A rich, white, middle-aged man from a more affluent part of Bogotá has been charged with kidnapping, assaulting and murdering a little girl from one of the capital’s many slums. While president Juan Manuel Santos was receiving his Nobel peace prize in Oslo, Yuliana became not only a victim of a psychopath’s sick perversions but also a symbol of the challenges that face Colombia with its newly signed peace treaty.

And let us begin there. Yuliana Andrea Samboní was not any random girl. Along with many other children, women and minorities, she was another victim of the country’s fifty-two-year-old armed conflict. A conflict that has seen children forcibly recruited and transformed into perpetrators, women and young girls falling victim to sexual violence and the targeting of minorities such as LGBT groups, the indigenous, and afro communities.

There are still echoes of the country’s colonial heritage in the shape of racism, sexism and elitism, and at times diversity is not a seen as a strength but rather an unwelcomed deviation punished with exclusion and discrimination.

What the accused – Rafael Uribe Noguera – was looking for that day was not any child. If that had been the case he would have grabbed one from his own upper class neighborhood. But children from rich families are protected: they grow up in gated communities, play in enclosed playgrounds and go on to party in the VIP sections of the best restaurants and clubs. They have bodyguards, chauffeurs, nannies and housemaids to serve and maintain that bubble of luxury that so few in Colombia have access to.

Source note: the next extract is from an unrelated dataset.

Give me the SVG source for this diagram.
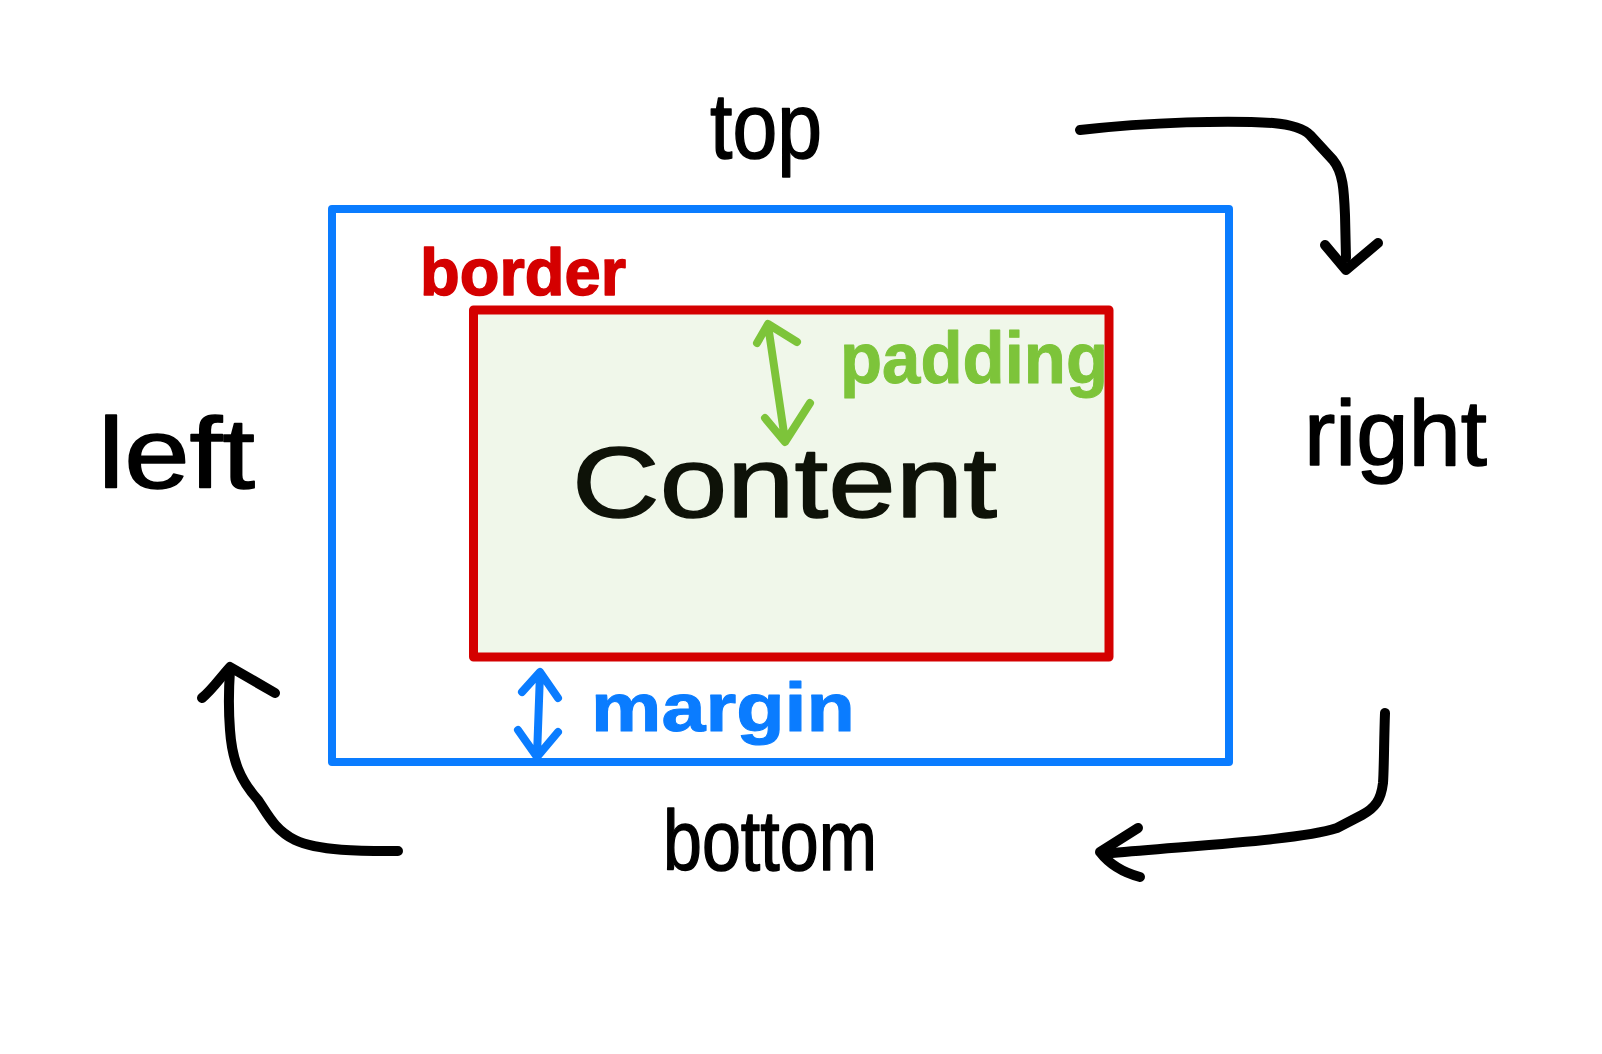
<svg xmlns="http://www.w3.org/2000/svg" width="1602" height="1054" viewBox="0 0 1602 1054">
<style>
.ink{fill:none;stroke-linecap:round;stroke-linejoin:round}
.blk{stroke:#000;stroke-width:10}
.lbl{font-family:"Liberation Sans",Arial,sans-serif;stroke-linejoin:round}
.side{fill:#000;stroke:#000;stroke-width:1.5}
</style>
<rect width="1602" height="1054" fill="#fff"/>
<g id="margin-box">
<rect x="332" y="209" width="897" height="553" fill="#fff" stroke="#0a7cff" stroke-width="8" stroke-linejoin="round"/>
</g>
<g id="border-box">
<rect x="473.5" y="310" width="635.5" height="347" fill="#f0f7ea" stroke="#d40000" stroke-width="9" stroke-linejoin="round"/>
<text class="lbl" x="420" y="295" font-size="66" font-weight="bold" fill="#d40000" stroke="#d40000" stroke-width="1.5" textLength="206" lengthAdjust="spacingAndGlyphs">border</text>
</g>
<g id="content">
<text class="lbl" x="572" y="517" font-size="100" fill="#0e1208" stroke="#0e1208" stroke-width="1.5" textLength="425" lengthAdjust="spacingAndGlyphs">Content</text>
</g>
<g id="padding">
<path class="ink" d="M768,325 L785,440 M757,343 L768,324 L797,342 M765,418 L785,442 L810,403" stroke="#7dc43a" stroke-width="8"/>
<text class="lbl" x="840" y="383" font-size="72" font-weight="bold" fill="#7dc43a" stroke="#7dc43a" stroke-width="1" textLength="268" lengthAdjust="spacingAndGlyphs">padding</text>
</g>
<g id="margin">
<path class="ink" d="M540,673 L537,756 M522,692 L540,672 L558,698 M518,730 L537,757 L558,732" stroke="#0a7cff" stroke-width="8"/>
<text class="lbl" x="591" y="731" font-size="68" font-weight="bold" fill="#0a7cff" stroke="#0a7cff" stroke-width="1" textLength="264" lengthAdjust="spacingAndGlyphs">margin</text>
</g>
<g id="top">
<text class="lbl side" x="710" y="158" font-size="92" textLength="112" lengthAdjust="spacingAndGlyphs">top</text>
</g>
<g id="right">
<text class="lbl side" x="1304" y="465" font-size="92" textLength="183" lengthAdjust="spacingAndGlyphs">right</text>
</g>
<g id="bottom">
<text class="lbl side" x="663" y="870" font-size="86" textLength="214" lengthAdjust="spacingAndGlyphs">bottom</text>
</g>
<g id="left">
<text class="lbl side" x="98" y="488" font-size="100" textLength="157" lengthAdjust="spacingAndGlyphs">left</text>
</g>
<g id="connectors">
<path class="ink blk" d="M1080,130 C1150,122 1230,120 1273,123 C1295,125 1305,130 1310,135 L1333,160 C1343,172 1344,190 1345,215 L1346,258"/>
<path class="ink blk" d="M1325,245 L1346,270 L1378,243"/>
<path class="ink blk" d="M1385,713 C1384,740 1384,770 1383,783 C1381,800 1375,808 1362,815 L1337,828 C1300,840 1200,845 1112,853"/>
<path class="ink blk" d="M1138,828 L1100,852 C1110,865 1125,873 1140,877"/>
<path class="ink blk" d="M398,851 C370,851 320,852 295,840 C275,830 268,815 258,800 C240,780 232,760 230,730 C228,705 229,685 230,670"/>
<path class="ink blk" d="M202,698 C212,690 220,678 230,667 L275,693"/>
</g>
</svg>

So Yuliana Andrea Samboní was not any child, she was prey, and an easy one at that. If it wasn’t for the unusual series of events that led to the arrest of the wealthy architect, she would have become yet another anonymous number added to the crime statistics that barely make it into the news.

Yuliana belonged to an ethnic minority and her family was poor. While these groups have received certain recognition in the Colombian peace treaty, these are people who remain forgotten and overlooked. They do not – and are unlikely to ever – be able to access the resources, nor the political or legal influence that are available to the family of the man accused of the crime.

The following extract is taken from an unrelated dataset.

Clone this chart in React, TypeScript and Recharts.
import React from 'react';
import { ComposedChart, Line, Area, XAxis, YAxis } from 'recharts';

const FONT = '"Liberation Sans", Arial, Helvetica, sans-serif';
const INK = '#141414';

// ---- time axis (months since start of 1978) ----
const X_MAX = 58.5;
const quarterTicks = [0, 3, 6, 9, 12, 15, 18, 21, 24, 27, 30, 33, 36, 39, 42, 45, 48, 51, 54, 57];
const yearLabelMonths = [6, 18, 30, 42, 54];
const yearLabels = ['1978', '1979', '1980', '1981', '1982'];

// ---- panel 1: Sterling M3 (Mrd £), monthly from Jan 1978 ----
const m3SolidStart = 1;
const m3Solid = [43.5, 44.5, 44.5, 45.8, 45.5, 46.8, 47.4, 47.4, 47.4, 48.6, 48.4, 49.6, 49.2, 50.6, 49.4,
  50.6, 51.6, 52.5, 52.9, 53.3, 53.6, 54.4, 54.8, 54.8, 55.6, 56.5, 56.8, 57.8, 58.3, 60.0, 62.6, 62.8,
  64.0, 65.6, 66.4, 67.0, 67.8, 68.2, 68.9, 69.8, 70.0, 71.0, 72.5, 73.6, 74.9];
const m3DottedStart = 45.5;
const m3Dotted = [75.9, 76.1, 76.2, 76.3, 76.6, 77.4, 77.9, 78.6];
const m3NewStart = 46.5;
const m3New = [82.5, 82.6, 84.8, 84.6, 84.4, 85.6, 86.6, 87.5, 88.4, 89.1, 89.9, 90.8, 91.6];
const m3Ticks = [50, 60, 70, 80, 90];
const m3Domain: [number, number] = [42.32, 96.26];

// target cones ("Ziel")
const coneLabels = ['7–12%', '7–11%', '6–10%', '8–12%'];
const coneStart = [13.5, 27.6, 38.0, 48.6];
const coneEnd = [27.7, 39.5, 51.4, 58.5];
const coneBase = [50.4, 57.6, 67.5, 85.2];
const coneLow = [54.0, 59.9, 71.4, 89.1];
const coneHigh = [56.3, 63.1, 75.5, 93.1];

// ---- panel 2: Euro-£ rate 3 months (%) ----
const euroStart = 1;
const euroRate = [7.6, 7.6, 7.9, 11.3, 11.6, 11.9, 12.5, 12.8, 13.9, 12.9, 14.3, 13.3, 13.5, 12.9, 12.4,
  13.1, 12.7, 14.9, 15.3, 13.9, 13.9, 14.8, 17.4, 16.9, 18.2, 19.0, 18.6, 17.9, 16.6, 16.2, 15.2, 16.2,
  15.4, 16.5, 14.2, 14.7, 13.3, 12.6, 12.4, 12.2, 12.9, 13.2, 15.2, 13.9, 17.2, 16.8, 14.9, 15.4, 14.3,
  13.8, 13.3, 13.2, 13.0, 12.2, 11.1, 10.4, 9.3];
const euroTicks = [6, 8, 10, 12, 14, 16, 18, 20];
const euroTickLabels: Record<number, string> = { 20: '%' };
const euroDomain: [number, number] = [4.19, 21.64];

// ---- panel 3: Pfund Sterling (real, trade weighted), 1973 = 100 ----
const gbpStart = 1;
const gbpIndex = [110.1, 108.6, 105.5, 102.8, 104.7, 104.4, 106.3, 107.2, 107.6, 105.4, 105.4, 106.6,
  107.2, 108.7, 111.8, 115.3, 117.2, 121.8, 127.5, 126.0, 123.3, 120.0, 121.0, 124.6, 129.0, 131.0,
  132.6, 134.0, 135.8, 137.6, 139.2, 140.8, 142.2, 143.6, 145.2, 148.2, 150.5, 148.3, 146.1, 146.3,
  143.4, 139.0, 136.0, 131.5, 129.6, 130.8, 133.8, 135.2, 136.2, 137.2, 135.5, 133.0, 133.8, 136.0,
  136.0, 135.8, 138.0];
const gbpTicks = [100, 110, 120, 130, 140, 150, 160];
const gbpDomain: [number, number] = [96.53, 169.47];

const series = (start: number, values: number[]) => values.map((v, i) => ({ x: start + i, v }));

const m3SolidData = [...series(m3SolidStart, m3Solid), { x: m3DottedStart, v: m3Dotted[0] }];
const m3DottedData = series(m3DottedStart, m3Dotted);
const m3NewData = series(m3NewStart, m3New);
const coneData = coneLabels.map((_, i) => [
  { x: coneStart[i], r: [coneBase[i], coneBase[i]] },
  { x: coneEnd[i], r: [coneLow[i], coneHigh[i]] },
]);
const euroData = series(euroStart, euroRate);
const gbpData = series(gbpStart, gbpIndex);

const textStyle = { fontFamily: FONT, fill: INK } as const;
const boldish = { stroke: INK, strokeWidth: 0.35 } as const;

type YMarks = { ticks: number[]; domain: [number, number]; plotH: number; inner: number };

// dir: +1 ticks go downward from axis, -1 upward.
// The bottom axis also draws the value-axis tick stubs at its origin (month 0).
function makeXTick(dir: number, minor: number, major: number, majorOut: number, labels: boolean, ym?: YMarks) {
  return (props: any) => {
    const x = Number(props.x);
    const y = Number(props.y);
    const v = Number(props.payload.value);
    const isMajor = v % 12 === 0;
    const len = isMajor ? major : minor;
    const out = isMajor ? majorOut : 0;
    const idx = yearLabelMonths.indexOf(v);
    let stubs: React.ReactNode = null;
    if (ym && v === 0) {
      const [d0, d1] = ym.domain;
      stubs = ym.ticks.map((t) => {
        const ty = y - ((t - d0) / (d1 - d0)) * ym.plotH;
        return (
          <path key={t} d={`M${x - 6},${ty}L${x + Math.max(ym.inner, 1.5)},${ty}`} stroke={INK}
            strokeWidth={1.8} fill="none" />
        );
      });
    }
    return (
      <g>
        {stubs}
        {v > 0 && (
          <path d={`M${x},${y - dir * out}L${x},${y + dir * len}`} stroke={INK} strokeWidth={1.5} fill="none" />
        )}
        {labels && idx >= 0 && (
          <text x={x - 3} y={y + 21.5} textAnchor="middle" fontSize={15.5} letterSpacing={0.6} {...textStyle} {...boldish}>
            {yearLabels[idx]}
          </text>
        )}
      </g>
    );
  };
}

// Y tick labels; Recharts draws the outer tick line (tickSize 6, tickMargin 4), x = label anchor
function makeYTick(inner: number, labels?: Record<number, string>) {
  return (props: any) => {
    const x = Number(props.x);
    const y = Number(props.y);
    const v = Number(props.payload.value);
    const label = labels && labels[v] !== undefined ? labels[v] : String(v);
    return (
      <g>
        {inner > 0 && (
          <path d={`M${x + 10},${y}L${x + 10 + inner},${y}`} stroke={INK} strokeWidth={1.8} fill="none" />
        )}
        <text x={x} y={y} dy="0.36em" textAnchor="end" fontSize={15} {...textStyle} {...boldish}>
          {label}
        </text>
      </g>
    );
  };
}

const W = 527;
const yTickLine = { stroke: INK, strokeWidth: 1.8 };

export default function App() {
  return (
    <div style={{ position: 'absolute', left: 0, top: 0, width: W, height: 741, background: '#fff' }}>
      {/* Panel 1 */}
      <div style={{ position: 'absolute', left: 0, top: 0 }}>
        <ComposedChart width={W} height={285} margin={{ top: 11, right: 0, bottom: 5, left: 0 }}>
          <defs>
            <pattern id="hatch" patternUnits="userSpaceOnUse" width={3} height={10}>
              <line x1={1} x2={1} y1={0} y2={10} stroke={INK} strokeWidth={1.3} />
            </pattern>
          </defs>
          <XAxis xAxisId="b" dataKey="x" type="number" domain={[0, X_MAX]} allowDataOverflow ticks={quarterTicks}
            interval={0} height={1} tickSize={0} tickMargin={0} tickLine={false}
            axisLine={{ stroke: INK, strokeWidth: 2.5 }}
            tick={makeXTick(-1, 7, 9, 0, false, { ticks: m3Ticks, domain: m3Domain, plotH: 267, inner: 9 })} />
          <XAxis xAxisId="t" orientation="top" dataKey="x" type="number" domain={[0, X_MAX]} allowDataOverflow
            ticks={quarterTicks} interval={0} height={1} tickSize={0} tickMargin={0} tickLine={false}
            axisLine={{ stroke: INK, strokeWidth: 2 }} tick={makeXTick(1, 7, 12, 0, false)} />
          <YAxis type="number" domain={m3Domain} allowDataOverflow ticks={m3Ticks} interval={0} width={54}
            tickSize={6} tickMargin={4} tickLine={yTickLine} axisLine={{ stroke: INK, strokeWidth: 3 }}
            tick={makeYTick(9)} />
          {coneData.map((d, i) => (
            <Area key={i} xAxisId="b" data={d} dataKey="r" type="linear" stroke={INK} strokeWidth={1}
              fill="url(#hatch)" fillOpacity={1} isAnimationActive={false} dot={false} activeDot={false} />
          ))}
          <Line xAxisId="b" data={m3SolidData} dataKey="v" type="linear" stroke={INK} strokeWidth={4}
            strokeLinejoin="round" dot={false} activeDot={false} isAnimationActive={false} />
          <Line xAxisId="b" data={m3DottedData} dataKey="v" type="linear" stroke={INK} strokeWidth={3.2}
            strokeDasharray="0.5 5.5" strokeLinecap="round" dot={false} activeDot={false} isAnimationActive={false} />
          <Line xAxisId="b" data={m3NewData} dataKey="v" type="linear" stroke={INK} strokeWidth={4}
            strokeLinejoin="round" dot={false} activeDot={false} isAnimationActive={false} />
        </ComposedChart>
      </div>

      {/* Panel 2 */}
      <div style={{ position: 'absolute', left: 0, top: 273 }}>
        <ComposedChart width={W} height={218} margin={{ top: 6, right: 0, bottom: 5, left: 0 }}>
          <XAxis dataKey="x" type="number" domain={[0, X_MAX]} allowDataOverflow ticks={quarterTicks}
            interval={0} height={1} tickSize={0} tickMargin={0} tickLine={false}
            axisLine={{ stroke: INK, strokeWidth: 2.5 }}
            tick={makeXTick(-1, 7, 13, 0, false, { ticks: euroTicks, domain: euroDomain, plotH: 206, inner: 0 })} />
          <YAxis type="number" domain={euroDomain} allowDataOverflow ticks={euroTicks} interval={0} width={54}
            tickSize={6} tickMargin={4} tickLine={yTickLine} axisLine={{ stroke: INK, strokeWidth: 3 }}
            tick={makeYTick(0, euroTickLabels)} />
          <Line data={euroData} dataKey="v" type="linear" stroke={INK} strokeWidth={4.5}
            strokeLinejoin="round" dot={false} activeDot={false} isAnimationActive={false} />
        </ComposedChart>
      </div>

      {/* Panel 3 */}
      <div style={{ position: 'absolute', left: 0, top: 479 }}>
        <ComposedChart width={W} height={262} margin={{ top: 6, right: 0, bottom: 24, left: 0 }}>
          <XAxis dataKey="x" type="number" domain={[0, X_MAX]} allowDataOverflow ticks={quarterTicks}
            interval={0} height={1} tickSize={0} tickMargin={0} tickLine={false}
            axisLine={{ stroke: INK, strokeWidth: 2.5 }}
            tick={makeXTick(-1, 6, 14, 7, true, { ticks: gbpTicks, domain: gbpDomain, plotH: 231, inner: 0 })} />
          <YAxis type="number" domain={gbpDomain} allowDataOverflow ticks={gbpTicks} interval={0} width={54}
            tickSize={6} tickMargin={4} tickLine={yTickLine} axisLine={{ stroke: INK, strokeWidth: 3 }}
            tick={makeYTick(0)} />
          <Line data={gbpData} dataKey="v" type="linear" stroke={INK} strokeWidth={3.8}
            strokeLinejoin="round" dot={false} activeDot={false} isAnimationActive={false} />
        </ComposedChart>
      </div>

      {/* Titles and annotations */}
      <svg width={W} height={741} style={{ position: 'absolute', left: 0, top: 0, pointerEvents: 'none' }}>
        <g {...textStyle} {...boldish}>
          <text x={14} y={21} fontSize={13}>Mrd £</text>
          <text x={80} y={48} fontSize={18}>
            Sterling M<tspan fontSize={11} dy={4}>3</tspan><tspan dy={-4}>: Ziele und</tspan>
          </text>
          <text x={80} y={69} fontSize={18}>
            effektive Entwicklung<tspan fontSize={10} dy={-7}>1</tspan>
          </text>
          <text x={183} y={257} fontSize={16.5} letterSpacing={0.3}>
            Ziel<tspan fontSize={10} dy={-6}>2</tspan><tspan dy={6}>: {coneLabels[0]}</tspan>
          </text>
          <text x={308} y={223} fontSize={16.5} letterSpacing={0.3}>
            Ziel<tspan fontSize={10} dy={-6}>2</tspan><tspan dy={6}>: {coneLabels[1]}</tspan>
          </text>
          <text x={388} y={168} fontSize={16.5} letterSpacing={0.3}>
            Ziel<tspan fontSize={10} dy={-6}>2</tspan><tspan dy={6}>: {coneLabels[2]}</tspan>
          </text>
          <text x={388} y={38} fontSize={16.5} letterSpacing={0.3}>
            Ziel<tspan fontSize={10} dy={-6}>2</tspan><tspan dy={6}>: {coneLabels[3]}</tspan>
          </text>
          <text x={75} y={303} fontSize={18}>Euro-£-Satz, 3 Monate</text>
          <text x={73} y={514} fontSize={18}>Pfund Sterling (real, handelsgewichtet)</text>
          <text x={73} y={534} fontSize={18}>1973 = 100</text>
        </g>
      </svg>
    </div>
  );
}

This is one of the challenges for Colombia’s new fragile peace. The war might have ended but there are still huge injustices and inequalities – many of which are consequences of conflict – that ordinary people have to face every day.

President Juan Manuel Santos needs to find ways to implement these fine words in real life. The brutal assault and murder of Yuliana not only highlights the gulf between a privileged minority and a more vulnerable majority.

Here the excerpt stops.